A good stop-action photo requires a little planning. If you know the path that your subject will follow (e.g., a race horse running around the track), you should determine your vantage point in advance so that you can concentrate on capturing the moment. Fast shutter speeds relieve worries about camera movement, but it’s also important that you anticipate the moment of peak action that you want to freeze. Try to press the shutter button a split-second before that moment occurs. In most of today’s digital cameras, you can also set your auto focusing mode to continuously focus on moving subjects. And in the sports/action mode, you’ll get continuous shooting (at least 3 frames per second) when you hold the shutter button down. This will boost your chances for success in getting a great stop-action photo.
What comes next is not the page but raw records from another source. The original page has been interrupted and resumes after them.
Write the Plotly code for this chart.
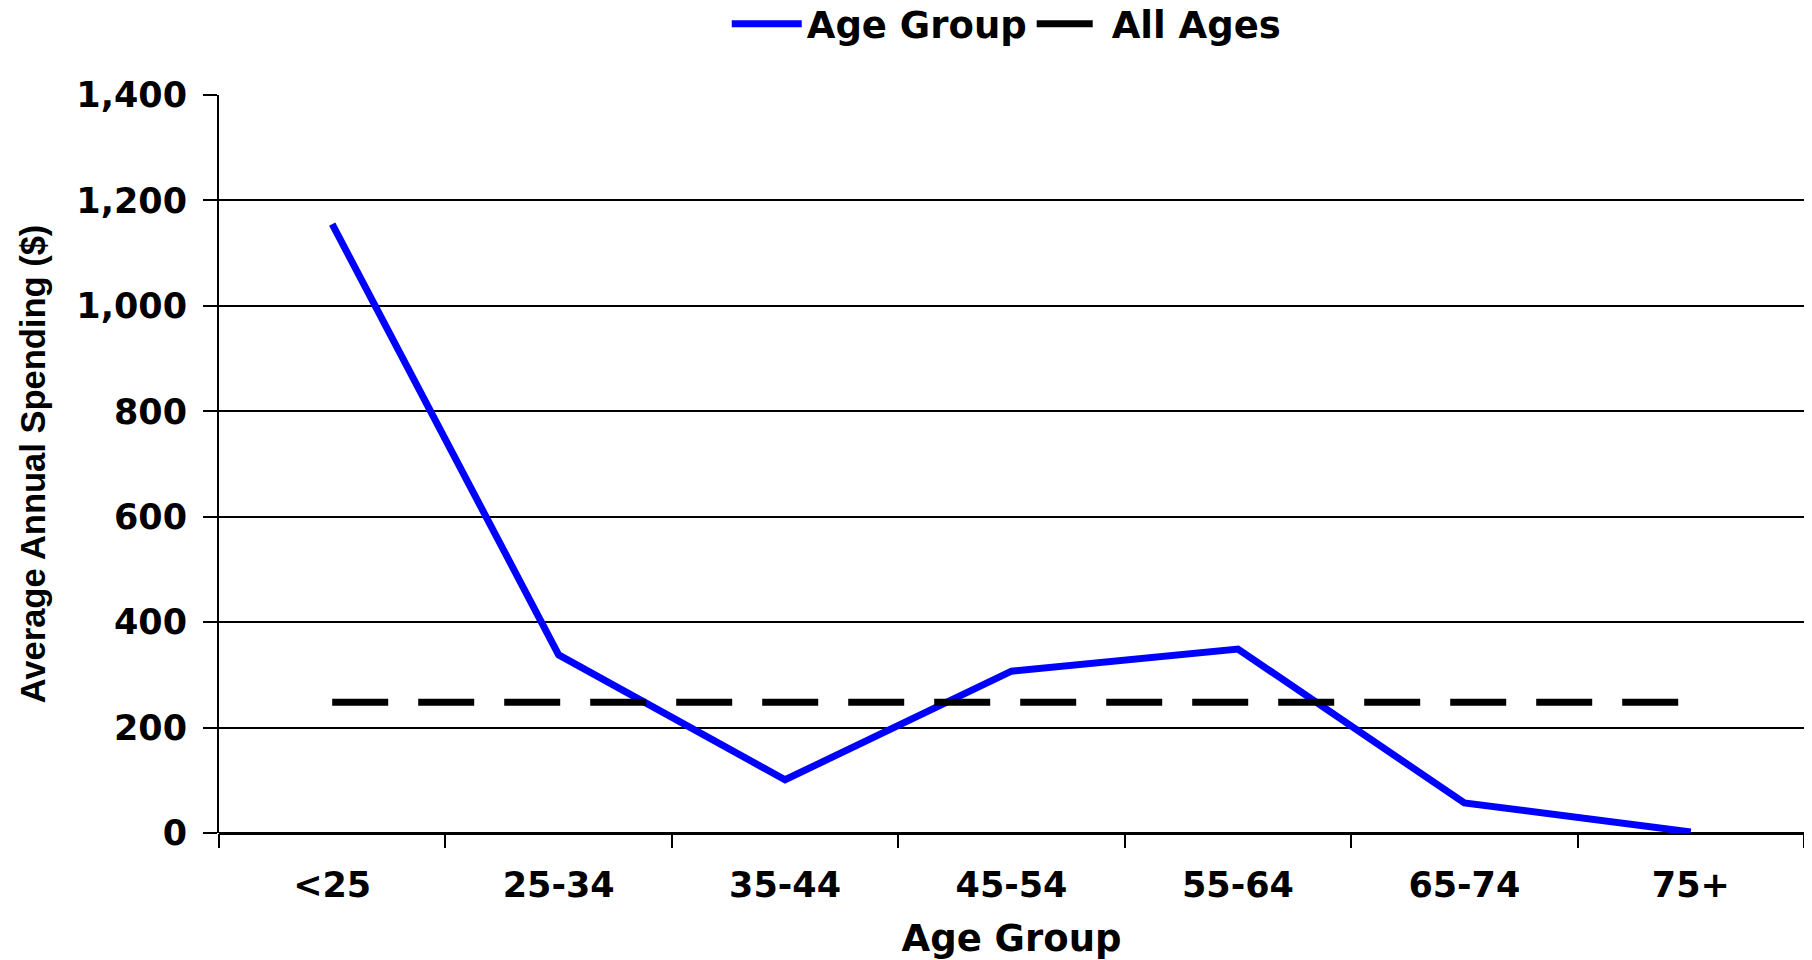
import plotly.graph_objects as go

age_groups = ["<25", "25-34", "35-44", "45-54", "55-64", "65-74", "75+"]
spending = [1155, 338, 101, 307, 349, 57, 2]
all_ages = [248, 248, 248, 248, 248, 248, 248]
y_ticks = [0, 200, 400, 600, 800, 1000, 1200, 1400]

wide_font = "DejaVu Sans"
narrow_font = "Liberation Sans, Arial"

fig = go.Figure()
fig.add_trace(go.Scatter(
    x=age_groups, y=spending, mode="lines", name="Age Group",
    line=dict(color="#0000FF", width=7),
))
fig.add_trace(go.Scatter(
    x=age_groups, y=all_ages, mode="lines", name="All Ages",
    line=dict(color="black", width=7, dash="56px,30px"),
))

# page body has an 8px margin, so the figure is 8px smaller each way
fig.update_layout(
    width=1804, height=952,
    margin=dict(l=211, r=8, t=87, b=127, autoexpand=False),
    paper_bgcolor="white", plot_bgcolor="white",
    showlegend=True,
    legend=dict(
        orientation="h", x=0.497, xanchor="center", y=0.983, yanchor="middle",
        yref="container",
        font=dict(family=wide_font, size=37, color="black", weight="bold"),
        itemwidth=70, tracegroupgap=0,
    ),
)

fig.update_xaxes(
    type="category", range=[-0.5, 6.5], tickson="boundaries",
    ticks="outside", ticklen=14, tickwidth=1.5, tickcolor="black",
    showline=False, showgrid=False,
    tickfont=dict(family=wide_font, size=35, color="black", weight="bold"),
    ticklabelstandoff=28,
    title=dict(text="Age Group", standoff=33,
               font=dict(family=wide_font, size=37, color="black", weight="bold")),
)
fig.update_yaxes(
    range=[0, 1400], tickvals=y_ticks, tickformat=",d",
    ticks="outside", ticklen=14, tickwidth=1.5, tickcolor="black",
    showline=True, linecolor="black", linewidth=2, mirror=True,
    showgrid=True, gridcolor="black", gridwidth=1.5,
    zeroline=True, zerolinecolor="black", zerolinewidth=3,
    tickfont=dict(family=wide_font, size=35, color="black", weight="bold"),
    ticklabelstandoff=9,
    title=dict(text="Average Annual Spending ($)", standoff=20,
               font=dict(family=narrow_font, size=34.5, color="black", weight="bold")),
)

fig.write_html("out.html")
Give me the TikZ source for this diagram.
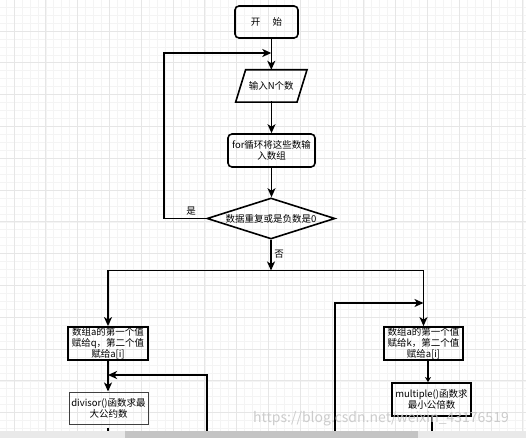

Panning- 1/30 second ; click image to enlarge
This is another highly effective way of portraying a sense of motion when photographing a moving subject—you’ll follow the subject with your camera during an exposure. If this is done properly, you’ll get a relatively sharp subject against a very blurred background. The subject will rarely be entirely sharp, though, and some blurring of the subject can heighten the feeling of motion. In order to get this effect, you’ll want to use your camera’s shutter priority mode and set it for a slow shutter speed. Settings of 1/15 or 1/30 second will enable you to handhold the camera during an exposure. If you’re using your camera’s basic shooting modes, you can often get a somewhat slower shutter speed with the landscape mode. Although it is designed to give you great depth of field when photographing landscapes, this mode will also utilize a somewhat slower shutter speed. Longer exposures work well on cloudy days or in the shade. In order to prevent overexposure with slow shutter speeds on a sunny day, you may want to use a neutral-density (ND) filter, which lets less light through the lens. This will enable you to get longer exposures in bright light.
Panning shots should also be planned. Choose subjects that are fairly well separated from their backgrounds. When shooting, timing and smooth camera movement is crucial for a successful panning photo. Start following your subject before you release the shutter and continue to follow it until after you hear the shutter click. And rather than moving just your head and shoulders, rotate your entire body in an even, graceful motion. Panning takes practice! You’ll find that no two pictures are alike, and some will definitely be better than others.
Motion Blur- 1 second (left), Motion Blur- 3 second (right); click images to enlarge
One of the most exciting ways to portray movement in a photograph is to allow a moving object to become blurred. This approximates the way that our eyes perceive a fast-moving object. To record a moving subject as a blur, you must use your camera’s shutter priority mode to set a slow shutter speed, but the exact slowness depends on several factors, such as the speed of the subject. For example, a Ferris wheel in motion at dusk can be blurred at a shutter speed of at least 1/30 second. Also, a subject passing across your field of view blurs more quickly than one headed straight toward you.
When using slow shutter speeds at night, a camera can record patterns of moving lights that can’t be seen by the eye. Cars and amusement park rides are excellent subjects for this technique. To capture the blur of moving lights, it’s best to set up a tripod at a location where you can get a great view of your subject, and where the ambient light is not too strong. You’ll be using long shutter speeds of about 5 seconds on up to about a minute.
Just as with sports, action photos taken with fast or slow shutter speeds take practice. So experiment with a variety of shutter speeds and exposure combinations – and above all, have fun.